The optimization procedure has converged. All we need now is to plot the result.

. mata b = optimize_result_params(S)

. mata lqfit = logquad(b[1], b[2], "male")[1::18]

. getmata lqfit, force replace

. gen logm = log(m)

. twoway scatter logm age ///
>   ||  line lqfit age,  legend(off)

. graph export logquads.png, width(500) replace
file logquads.png saved as PNG format

> fit <- logquad(r$par[1], r$par[2], "male")$logmx[1:18]
> lqfit <- data.frame(age = b31$agem[-19], obs, fit)
> p <- ggplot(lqfit, aes(age, obs)) + geom_point() + geom_line(aes(age, fit))
> ggsave("logquad.png", plot=p, width=500/72, height=400/72, dpi=72)

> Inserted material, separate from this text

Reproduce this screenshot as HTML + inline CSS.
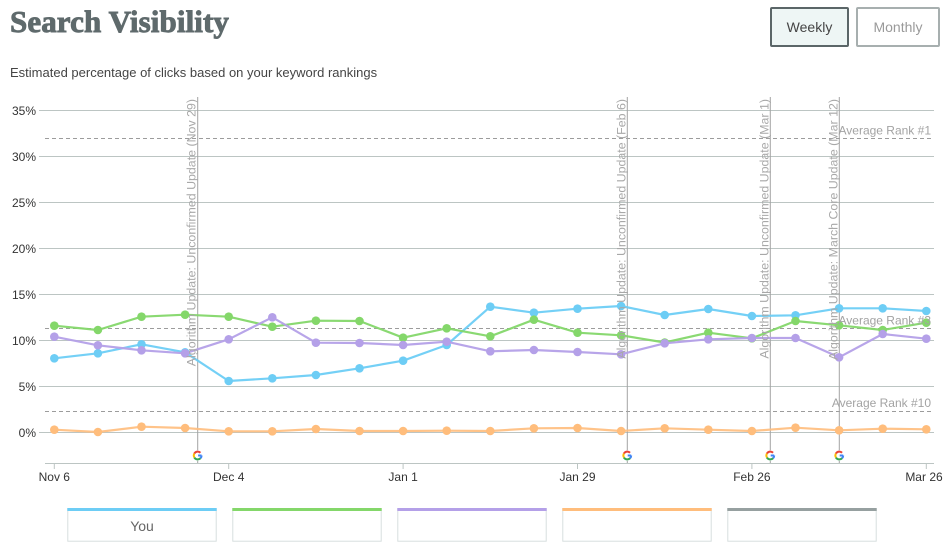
<!DOCTYPE html>
<html>
<head>
<meta charset="utf-8">
<style>
  html,body{margin:0;padding:0;background:#fff;}
  body{width:947px;height:553px;position:relative;overflow:hidden;font-family:"Liberation Sans",sans-serif;}
  .title{position:absolute;left:10px;top:4px;font-family:"Liberation Serif",serif;font-weight:bold;font-size:31px;color:#5f6a6c;letter-spacing:0.1px;white-space:nowrap;-webkit-text-stroke:0.9px #5f6a6c;}
  .sub{position:absolute;left:10px;top:65px;font-size:13px;color:#444;white-space:nowrap;}
  .btn{position:absolute;top:7px;height:36px;box-sizing:border-box;border-radius:2px;font-size:14px;display:flex;align-items:center;justify-content:center;}
  .weekly{left:770px;width:79px;height:40px;border:2px solid #5b6668;background:#eef6f5;color:#444;}
  .monthly{left:856px;width:84px;height:40px;border:2px solid #a7afaf;background:#fff;color:#9a9a9a;}
  svg{position:absolute;left:0;top:0;}
</style>
</head>
<body>
<div class="title">Search Visibility</div>
<div class="sub">Estimated percentage of clicks based on your keyword rankings</div>
<div class="btn weekly">Weekly</div>
<div class="btn monthly">Monthly</div>

<svg width="947" height="553" viewBox="0 0 947 553" xmlns="http://www.w3.org/2000/svg">
  <defs>
    <marker id="mb" markerWidth="12" markerHeight="12" refX="6" refY="6" markerUnits="userSpaceOnUse"><circle cx="6" cy="6" r="4.3" fill="#6dcdf5"/></marker>
    <marker id="mg" markerWidth="12" markerHeight="12" refX="6" refY="6" markerUnits="userSpaceOnUse"><circle cx="6" cy="6" r="4.3" fill="#84d76a"/></marker>
    <marker id="mp" markerWidth="12" markerHeight="12" refX="6" refY="6" markerUnits="userSpaceOnUse"><circle cx="6" cy="6" r="4.3" fill="#b4a0e8"/></marker>
    <marker id="mo" markerWidth="12" markerHeight="12" refX="6" refY="6" markerUnits="userSpaceOnUse"><circle cx="6" cy="6" r="4.3" fill="#ffbd7c"/></marker>
    <g id="gicon">
      <circle cx="0" cy="0" r="5.2" fill="#fff"/>
      <path d="M0.4,0 H3.9" stroke="#4285f4" stroke-width="2" fill="none"/>
      <path d="M3.9,0 A3.9,3.9 0 0 1 2.76,2.76" stroke="#4285f4" stroke-width="2" fill="none"/>
      <path d="M2.76,2.76 A3.9,3.9 0 0 1 -3.38,1.95" stroke="#34a853" stroke-width="2" fill="none"/>
      <path d="M-3.38,1.95 A3.9,3.9 0 0 1 -3.38,-1.95" stroke="#fbbc05" stroke-width="2" fill="none"/>
      <path d="M-3.38,-1.95 A3.9,3.9 0 0 1 2.76,-2.76" stroke="#ea4335" stroke-width="2" fill="none"/>
    </g>
  </defs>

  <!-- grid -->
  <g stroke="#bcc5c3" stroke-width="1">
    <line x1="39" y1="110.5" x2="934" y2="110.5"/>
    <line x1="39" y1="156.5" x2="934" y2="156.5"/>
    <line x1="39" y1="202.5" x2="934" y2="202.5"/>
    <line x1="39" y1="248.5" x2="934" y2="248.5"/>
    <line x1="39" y1="294.5" x2="934" y2="294.5"/>
    <line x1="39" y1="340.5" x2="934" y2="340.5"/>
    <line x1="39" y1="386.5" x2="934" y2="386.5"/>
    <line x1="39" y1="432.5" x2="934" y2="432.5"/>
    <line x1="45" y1="463.5" x2="934" y2="463.5"/>
    <line x1="54.3" y1="463" x2="54.3" y2="469"/>
    <line x1="228.7" y1="463" x2="228.7" y2="469"/>
    <line x1="403.1" y1="463" x2="403.1" y2="469"/>
    <line x1="577.5" y1="463" x2="577.5" y2="469"/>
    <line x1="751.9" y1="463" x2="751.9" y2="469"/>
    <line x1="926.3" y1="463" x2="926.3" y2="469"/>
  </g>

  <!-- y labels -->
  <g font-family="Liberation Sans, sans-serif" font-size="12" fill="#333" text-anchor="end">
    <text x="36" y="115">35%</text>
    <text x="36" y="161">30%</text>
    <text x="36" y="207">25%</text>
    <text x="36" y="253">20%</text>
    <text x="36" y="299">15%</text>
    <text x="36" y="345">10%</text>
    <text x="36" y="391">5%</text>
    <text x="36" y="437">0%</text>
  </g>

  <!-- x labels -->
  <g font-family="Liberation Sans, sans-serif" font-size="12" fill="#333" text-anchor="middle">
    <text x="54.3" y="481">Nov 6</text>
    <text x="228.7" y="481">Dec 4</text>
    <text x="403.1" y="481">Jan 1</text>
    <text x="577.5" y="481">Jan 29</text>
    <text x="751.9" y="481">Feb 26</text>
    <text x="924" y="481">Mar 26</text>
  </g>

  <!-- dashed average rank lines -->
  <g stroke="#9c9c9c" stroke-width="1" stroke-dasharray="4,3">
    <line x1="45" y1="138.5" x2="934" y2="138.5"/>
    <line x1="45" y1="328.5" x2="934" y2="328.5"/>
    <line x1="45" y1="411.5" x2="934" y2="411.5"/>
  </g>

  <!-- annotation lines -->
  <g stroke="#a3a3a3" stroke-width="1">
    <line x1="197.7" y1="97" x2="197.7" y2="463"/>
    <line x1="627.3" y1="97" x2="627.3" y2="463"/>
    <line x1="770.3" y1="97" x2="770.3" y2="463"/>
    <line x1="839.3" y1="97" x2="839.3" y2="463"/>
  </g>

  <!-- series -->
  <g fill="none" stroke-width="2.2" stroke-linejoin="round">
    <polyline stroke="#ffbd7c" stroke-opacity="0.9" marker-start="url(#mo)" marker-mid="url(#mo)" marker-end="url(#mo)"
      points="54.3,429.7 97.9,432 141.5,426.7 185.1,428 228.7,431.3 272.3,431.3 315.9,429 359.5,431 403.1,431 446.7,430.7 490.3,431 533.9,428.3 577.5,428 621.1,431 664.7,428.3 708.3,429.7 751.9,431 795.5,427.7 839.1,430.3 882.7,428.7 926.3,429.3"/>
    <polyline stroke="#6dcdf5" stroke-opacity="0.95" marker-start="url(#mb)" marker-mid="url(#mb)" marker-end="url(#mb)"
      points="54.3,358.3 97.9,353.3 141.5,344.3 185.1,352.3 228.7,381 272.3,378.3 315.9,375 359.5,368.3 403.1,360.7 446.7,345 490.3,306.7 533.9,312.7 577.5,308.7 621.1,306 664.7,315 708.3,309 751.9,316 795.5,315.3 839.1,308.3 882.7,308.3 926.3,311"/>
    <polyline stroke="#84d76a" stroke-opacity="0.95" marker-start="url(#mg)" marker-mid="url(#mg)" marker-end="url(#mg)"
      points="54.3,325.7 97.9,330 141.5,316.7 185.1,314.7 228.7,316.7 272.3,326.7 315.9,320.7 359.5,321 403.1,337.7 446.7,328.3 490.3,336.3 533.9,319.7 577.5,332.7 621.1,335.3 664.7,342.5 708.3,332.7 751.9,338.3 795.5,321 839.1,325.3 882.7,330 926.3,322.7"/>
    <polyline stroke="#b4a0e8" stroke-opacity="0.95" marker-start="url(#mp)" marker-mid="url(#mp)" marker-end="url(#mp)"
      points="54.3,336.7 97.9,345.3 141.5,350.3 185.1,353.3 228.7,339.3 272.3,317.3 315.9,342.7 359.5,343 403.1,345 446.7,341.7 490.3,351.3 533.9,350 577.5,352 621.1,354.3 664.7,343.3 708.3,339.3 751.9,338 795.5,338 839.1,357.3 882.7,334 926.3,338.7"/>
  </g>

  <!-- annotation text -->
  <g font-family="Liberation Sans, sans-serif" font-size="12.4" fill="#a8a8a8" text-anchor="end">
    <text transform="translate(195.7,99) rotate(-90)">Algorithm Update: Unconfirmed Update (Nov 29)</text>
    <text transform="translate(625.3,99) rotate(-90)">Algorithm Update: Unconfirmed Update (Feb 6)</text>
    <text transform="translate(768.3,99) rotate(-90)">Algorithm Update: Unconfirmed Update (Mar 1)</text>
    <text transform="translate(837.3,99) rotate(-90)">Algorithm Update: March Core Update (Mar 12)</text>
  </g>

  <!-- rank labels -->
  <g font-family="Liberation Sans, sans-serif" font-size="12" fill="#a3a3a3" text-anchor="end">
    <text x="931" y="134.5">Average Rank #1</text>
    <text x="931" y="324.5">Average Rank #3</text>
    <text x="931" y="407">Average Rank #10</text>
  </g>

  <!-- google icons -->
  <use href="#gicon" x="197.7" y="455.5"/>
  <use href="#gicon" x="627.3" y="455.5"/>
  <use href="#gicon" x="770.3" y="455.5"/>
  <use href="#gicon" x="839.3" y="455.5"/>

  <!-- legend -->
  <g>
    <rect x="67.8" y="508.8" width="148.4" height="32.4" fill="#fff" stroke="#d7dfdf" stroke-width="1"/>
    <rect x="67.3" y="508" width="149.4" height="3" fill="#6dcdf5"/>
    <rect x="232.8" y="508.8" width="148.4" height="32.4" fill="#fff" stroke="#d7dfdf" stroke-width="1"/>
    <rect x="232.3" y="508" width="149.4" height="3" fill="#84d76a"/>
    <rect x="397.8" y="508.8" width="148.4" height="32.4" fill="#fff" stroke="#d7dfdf" stroke-width="1"/>
    <rect x="397.3" y="508" width="149.4" height="3" fill="#b4a0e8"/>
    <rect x="562.8" y="508.8" width="148.4" height="32.4" fill="#fff" stroke="#d7dfdf" stroke-width="1"/>
    <rect x="562.3" y="508" width="149.4" height="3" fill="#ffbd7c"/>
    <rect x="727.8" y="508.8" width="148.4" height="32.4" fill="#fff" stroke="#d7dfdf" stroke-width="1"/>
    <rect x="727.3" y="508" width="149.4" height="3" fill="#96a0a0"/>
    <text x="142" y="531" font-family="Liberation Sans, sans-serif" font-size="14" fill="#666" text-anchor="middle">You</text>
  </g>
</svg>
</body>
</html>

The fit is pretty good overall but, not unlike the previous model, it seems to have some difficulty at ages 10 to 25.

Comparison

Here is a graph that overlays the two fits

. gen lmfit = log(mfit)

. twoway scatter logm age ///
>   ||  line lmfit age , lpat(dash) ///
>   ||  line lqfit age , legend(ring(0) pos(5) cols(1) ///
>       order(2 "Modified Logit" 3 "Log Quadratic"))

. graph export mortmods.png, width(500) replace
file mortmods.png saved as PNG format

> fits <- mutate(lqfit, fitm = log(mfit[-19]))
> p <- ggplot(fits, aes(age, obs)) + geom_point() +  
+   geom_line(aes(age, fit, color="c1")) + 
+   geom_line(aes(age, fitm, color="c2")) +
+   scale_color_manual(name="Model", values=c("c1" = "blue", "c2" = "red"), 
+   labels=c("Log-quadratic", "Modified logit")) + 
+   theme(legend.position =c(.9, .12))
> ggsave("mortmodsr.png", plot=p, width=500/72, height=400/72, dpi=72)

There seems to be some room for improvement, but in my opinion it will be hard to do much better without adding a third parameter.